Why Wealthy Families are Choosing to Shift Their Wealth to the Tax-Favored State of Nevada
The state of Nevada is considered a tax-favored environment, allowing maximum tax protection over trusts and estates. That’s just one of the reasons why more and more people are choosing Nevada to establish their trusts.
For people with substantial income, assets, or large capital gains who could generate significant Federal and state income tax shifting a trust from its current state to a state with more favorable tax laws, such as Nevada, could create significant income tax savings.
While moving to Nevada would allow someone to take advantage of these benefits, relocating family is often not an option.
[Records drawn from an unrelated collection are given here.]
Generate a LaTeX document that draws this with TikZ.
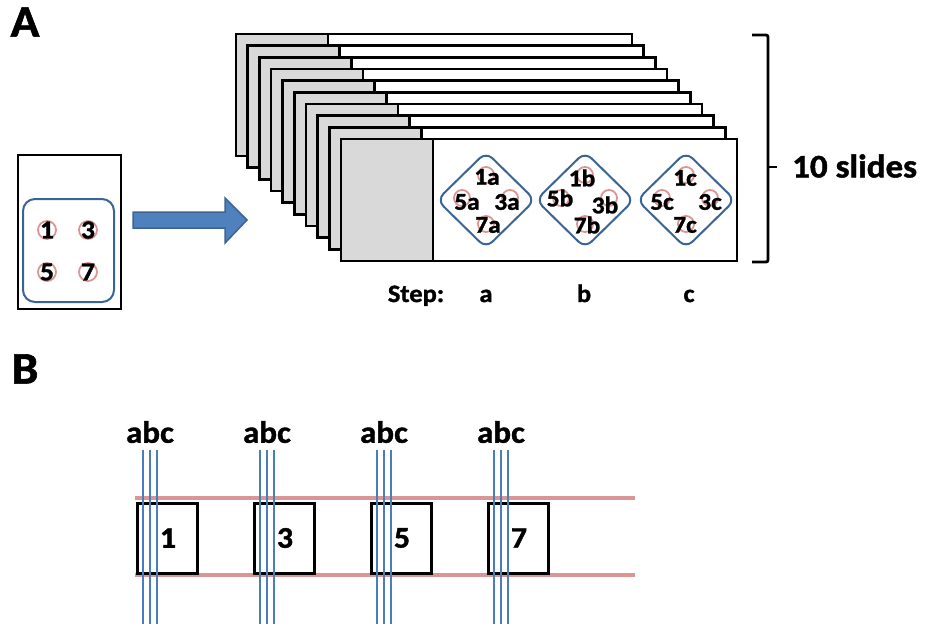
\documentclass[tikz,border=0pt]{standalone}
\usepackage{fontspec}
\setmainfont{Carlito}[BoldFeatures={FakeBold=1.3,FakeStretch=1.06}]
\usetikzlibrary{positioning}

\definecolor{wellred}{HTML}{D99694}
\definecolor{frameblue}{HTML}{3B6496}
\definecolor{arrowblue}{HTML}{4F81BD}
\definecolor{lineblue}{HTML}{4A7EBB}
\definecolor{slidegray}{HTML}{D9D9D9}

\begin{document}
\begin{tikzpicture}[x=1pt,y=-1pt,every node/.style={inner sep=0pt},
  txt/.style={font=\bfseries\fontsize{#1}{#1}\selectfont},
  well/.style={draw=wellred,line width=1.8pt,circle,minimum size=18pt},
  frame/.style={draw=frameblue,line width=2pt},
  edgeline/.style={line width=2.8pt},
  boxcell/.style={draw,line width=2.8pt,minimum width=60pt,minimum height=70pt},
  node distance=98pt]
\useasboundingbox (0,0) rectangle (928,624);

% panel labels
\node[txt=45] (pA) at (25,22) {A};
\node[txt=45] (pB) at (25,369) {B};

% the source slide with its four wells
\draw[edgeline] (18,155) rectangle (121,309);
\draw[frame,rounded corners=12pt] (23,199) rectangle (114,302);
\foreach \n/\x/\y in {1/47/230,3/88/230,5/47/272,7/88/272}{
  \node[well] at (\x,\y) {};
  \node[txt=26] (w\n) at (\x,\y) {\n};
}

% block arrow
\draw[frameblue,fill=arrowblue,line width=1.5pt]
  (133,212) -- (225,212) -- (225,198) -- (247,220) -- (225,243) -- (225,228) -- (133,228) -- cycle;

% stack of 10 slides, back to front
\foreach \i in {0,...,9}{
  \pgfmathsetmacro\sx{236+11.67*\i}
  \pgfmathsetmacro\sy{34+11.67*\i}
  \fill[white] (\sx,\sy) rectangle ++(396,122);
  \fill[slidegray] (\sx,\sy) rectangle ++(92,122);
  \draw[edgeline] (\sx+92,\sy) -- ++(0,122);
  \draw[edgeline] (\sx,\sy) rectangle ++(396,122);
}

% wells on the front slide
\foreach \cx in {486,585,686}{
  \draw[frame,rounded corners=9pt] (\cx-49,200) -- (\cx,152) -- (\cx+49,200) -- (\cx,248) -- cycle;
  \foreach \dx/\dy in {0/-25,-24/-2,24/-2,0/24}
    \node[well,minimum size=16pt] at (\cx+\dx,200+\dy) {};
}
\foreach \t/\x/\y in {1a/487/177,5a/467/202,3a/507/202,7a/488/225,
                      1b/582/178,5b/560/198,3b/605/205,7b/587/225,
                      1c/685/178,5c/662/202,3c/710/202,7c/685/225}
  \node[txt=24] (s\t) at (\x,\y) {\t};

% steps
\node[txt=25,anchor=base] (step) at (416,302) {Step:};
\node[txt=25,anchor=base] (sa) at (486,302) {a};
\node[txt=25,anchor=base] (sb) [right=of sa.base,anchor=base] {b};
\node[txt=25,anchor=base] (sc) at (689,302) {c};

% bracket
\draw[edgeline,rounded corners=2pt] (752,35) -- (768,35) -- (768,262) -- (752,262);
\draw[edgeline] (768,167) -- (777,167);
\node[txt=33,anchor=west] (ten) at (792,166) {10 slides};

% sections through the wells
\draw[wellred,line width=4pt] (135,498) -- (635,498);
\draw[wellred,line width=4pt] (135,575) -- (635,575);
\foreach \n [count=\k from 0] in {1,3,5,7}{
  \pgfmathsetmacro\bx{136+117*\k}
  \node[boxcell,anchor=north west] (b\n) at (\bx,502) {};
  \node[txt=30] (n\n) at (\bx+32,538) {\n};
  \node[txt=31] (abc\n) at (\bx+14,432) {abc};
  \foreach \d in {-7,0,7}
    \draw[lineblue,line width=1.6pt] (\bx+14+\d,450) -- (\bx+14+\d,624);
}
\end{tikzpicture}
\end{document}
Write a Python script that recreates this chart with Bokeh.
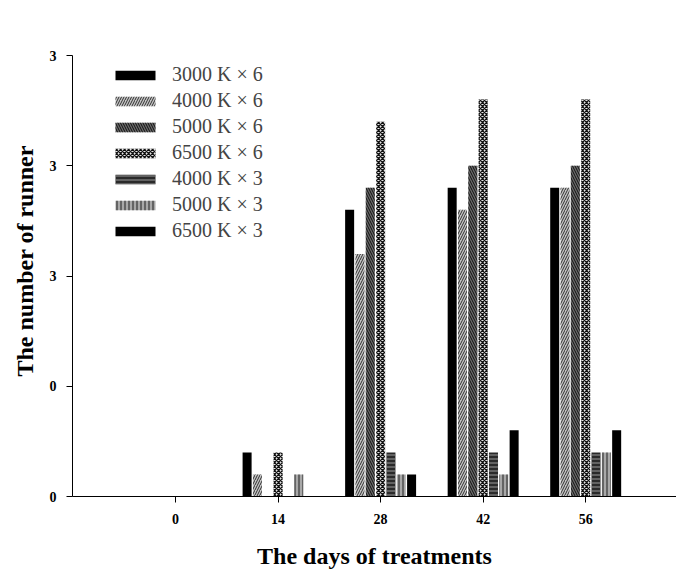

However, by establishing a NING and transferring assets from the existing trust into the NING, the trust will only face Federal capital gains taxes.
Non-Grantor vs. Grantor Trusts
Trusts are set up as either grantor or non-grantor, and it’s important to understand the difference.
Grantor trusts expose the creator of the trust to the taxes incurred by the trust. Non-grantor trusts are set up as their own entities incurring all taxes at the trust level instead of passing them on to the owner of the trust.
Things get murky because every state has its own taxation rules and definitions about which trusts should be considered a resident.
For example, to take advantage of a NING or Nevada’s favorable tax laws in general, a non-grantor trust with a Nevada trustee should be established. By establishing a non-grantor trust in Nevada and appointing a Nevada trustee you can be sure that you’ll minimize or completely eliminate taxes from your state of residence.
A New Aggressive Strategy for Substantial Gains
If a substantial gain is on the horizon, wealthy families can take advantage of ING trusts to adopt a more aggressive tax strategy. ING’s help reduce state income tax at the trust level by establishing it one or more years before a large gain becomes available.
One word of caution, there are specific steps you should follow to ensure that your strategy is not viewed as tax evasion, it’s always best to employ professional guidance to understand how to establish your ING ethically.
Structuring a NING for Maximum Benefit
Since the purpose of establishing a NING trust is to avoid additional taxing, it’s important to properly structure the trust to avoid gift tax. Proper structuring also ensures that the trust really is taxed in Nevada instead of the settlor’s home state.
Remember that NING stands for Nevada Incomplete-Gift Non-Grantor Trust, so when assets are transferred to the trust, it must be in the form of an “incomplete gift.”
Transferring assets as an “incomplete gift” allows the owner of the trust to include your investments in your estate without needing to file a Form 709 gift tax return.
NING Trusts vs. DING Trusts
The DING Trust did come before the NING trust, so one may wonder which is the better situs for a trust, Nevada or Delaware?
While both states allow settlors to appoint a trustee for their trust and take advantage of favorable tax laws, several Delaware rulings have allowed divorcing spouses and creditors to gain access to an asset protection trust. Nevada has never allowed such access in rulings and therefore has more iron clad protection than any other state.
How the Other States Feel About ING Trusts
It’s no surprise that other states aren’t happy about non-grantor trusts and their tax-avoidance benefits, some have even gone as far as banning such trusts.
While both Delaware and Nevada have successfully deflected attempts by other states to tax grantors, that likely won’t stop states from attempting to gain access whenever they can.
However, several statutes in the state of Nevada prove that the state values and protects trusts and estates which are established there and is the safest bet when choosing where to create an ING trust.